Voilà le vrai maréchal Marmont dans toute cette jeunesse et cet éclat d'émotion, qui n'abandonna son cœur qu'avec la vie.

Il fut décidé par la famille, son père enfin y consentant, que le jeune homme étudierait pour entrer dans l'artillerie. Les études de Marmont furent assez bonnes; le latin était faible, mais les mathématiques excellentes. Il n'apprit pas les langues vivantes, et il le regrette. Il avait un goût prononcé pour l'histoire celle de Charles XII par Voltaire le transporta. Pendant un temps, il tut saisi d'une admiration sans bornes pour le héros de Bender; il s'attachait à le copier en tout. A treize ans, on l'eût vu, monté sur son petit cheval, avec l'habit, les bottes, l'épée, et le baudrier historiques, jouer Charles XII de pied en cap. Les épreuves plus sérieuses arrivèrent. Il fut envoyé à Dijon pour y achever les études nécessaires à son admission dans l'École d'artillerie. C'est là qu'il vit pour la première fois Bonaparte, alors en garnison à Auxonne. Cette connaissance première se renoua plus étroite à Toulon.

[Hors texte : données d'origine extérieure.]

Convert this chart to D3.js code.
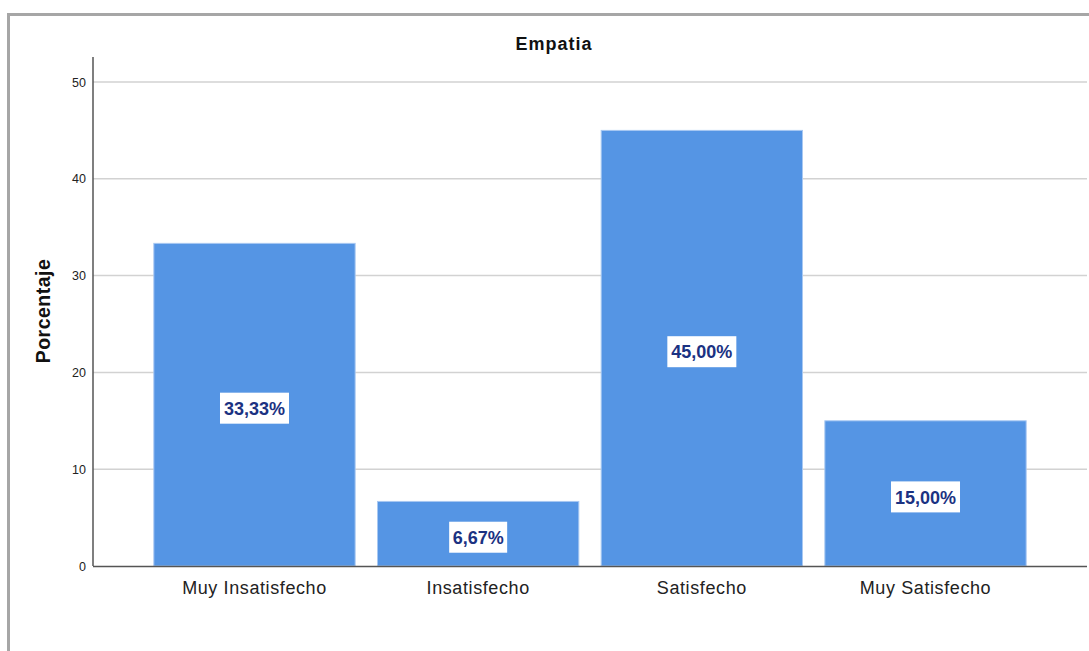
<!DOCTYPE html>
<html>
<head>
<meta charset="utf-8">
<script src="https://cdn.jsdelivr.net/npm/d3@7"></script>
<style>
  body { margin: 0; background: #fff; }
  svg { display: block; font-family: Arial, "Liberation Sans", sans-serif; }
</style>
</head>
<body>
<svg width="1089" height="651"></svg>
<script>
const categories = ["Muy Insatisfecho", "Insatisfecho", "Satisfecho", "Muy Satisfecho"];
const values = [33.33, 6.67, 45.0, 15.0];
const yTicks = [0, 10, 20, 30, 40, 50];

const svg = d3.select("svg");

// outer frame (only top and left edges are visible)
svg.append("path")
  .attr("d", "M8.5,651 V14.5 H1089")
  .attr("fill", "none")
  .attr("stroke", "#a6a6a6")
  .attr("stroke-width", 3);

// scales
const xScale = d3.scaleBand().domain(categories).range([93, 1087])
  .paddingInner(0.1).paddingOuter(0.272);
const yScale = d3.scaleLinear().domain([0, 50]).range([566, 82]);

// gridlines
svg.append("g")
  .selectAll("line")
  .data(yTicks.filter((d) => d > 0))
  .enter()
  .append("line")
  .attr("x1", 93)
  .attr("x2", 1087)
  .attr("y1", (d) => yScale(d))
  .attr("y2", (d) => yScale(d))
  .attr("stroke", "#d2d2d2")
  .attr("stroke-width", 1.5);

// bars
svg.append("g")
  .selectAll("rect")
  .data(values)
  .enter()
  .append("rect")
  .attr("x", (d, i) => xScale(categories[i]))
  .attr("y", (d) => yScale(d))
  .attr("width", xScale.bandwidth())
  .attr("height", (d) => yScale(0) - yScale(d))
  .attr("fill", "#5595e4")
  .attr("stroke", "#a8c8f2")
  .attr("stroke-width", 1);

// y axis
const yAxis = d3.axisLeft(yScale).tickValues(yTicks).tickSize(0).tickPadding(7);
const yG = svg.append("g").attr("transform", "translate(93,0)").call(yAxis);
yG.select("path.domain").remove();
yG.selectAll("text").attr("font-size", 12.5).attr("fill", "#222")
  .style("font-family", "Arial, 'Liberation Sans', sans-serif");
svg.append("line")
  .attr("x1", 93).attr("x2", 93).attr("y1", 57).attr("y2", 566)
  .attr("stroke", "#555").attr("stroke-width", 1.5);

// x axis
const xAxis = d3.axisBottom(xScale).tickSize(0).tickPadding(15);
const xG = svg.append("g").attr("transform", "translate(0,566)").call(xAxis);
xG.select("path.domain").remove();
xG.selectAll("text").attr("font-size", 18).attr("fill", "#222")
  .style("letter-spacing", "0.6px")
  .style("font-family", "Arial, 'Liberation Sans', sans-serif");
svg.append("line")
  .attr("x1", 93).attr("x2", 1087).attr("y1", 566.5).attr("y2", 566.5)
  .attr("stroke", "#555").attr("stroke-width", 1.5);

// value labels
const labels = svg.append("g")
  .selectAll("g")
  .data(values)
  .enter()
  .append("g")
  .attr("transform", (d, i) =>
    `translate(${xScale(categories[i]) + xScale.bandwidth() / 2},${yScale(d / 2) + 3})`);
labels.append("rect")
  .attr("x", (d) => (d >= 10 ? -34.5 : -29))
  .attr("y", -15)
  .attr("width", (d) => (d >= 10 ? 69 : 58))
  .attr("height", 31)
  .attr("fill", "#fff");
labels.append("text")
  .attr("text-anchor", "middle")
  .attr("dy", "0.4em")
  .attr("font-size", 18)
  .attr("font-weight", "bold")
  .attr("fill", "#1b3282")
  .text((d) => d.toFixed(2).replace(".", ",") + "%");

// title
svg.append("text")
  .attr("x", 554).attr("y", 50)
  .attr("text-anchor", "middle")
  .attr("font-size", 18).attr("font-weight", "bold").attr("fill", "#111")
  .style("letter-spacing", "1px")
  .text("Empatia");

// y label
svg.append("text")
  .attr("transform", "translate(50,311) rotate(-90)")
  .attr("text-anchor", "middle")
  .attr("font-size", 19.5).attr("font-weight", "bold").attr("fill", "#111")
  .style("letter-spacing", "0.5px")
  .text("Porcentaje");
</script>
</body>
</html>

Il alla, conduit par son père, passer à Metz son examen sous La Place, dont la mine triste, froide et sévère lui imposa tant au premier abord, qu'il resta court, sans pouvoir dire son nom. Puis, se remettant à une parole encourageante du grand géomètre, il passa un bon examen, et fut reçu en même temps que Foy et Duroc. Il était élève sous-lieutenant d'artillerie à dix-sept ans.

La Révolution marchait déjà. L'École d'artillerie de Châlons était partagée : quelques élèves, parmi lesquels Duroc, avaient jugé convenable d'émigrer. Un petit nombre se rangeaient parmi les patriotes exagérés. Marmont suivit la ligne moyenne.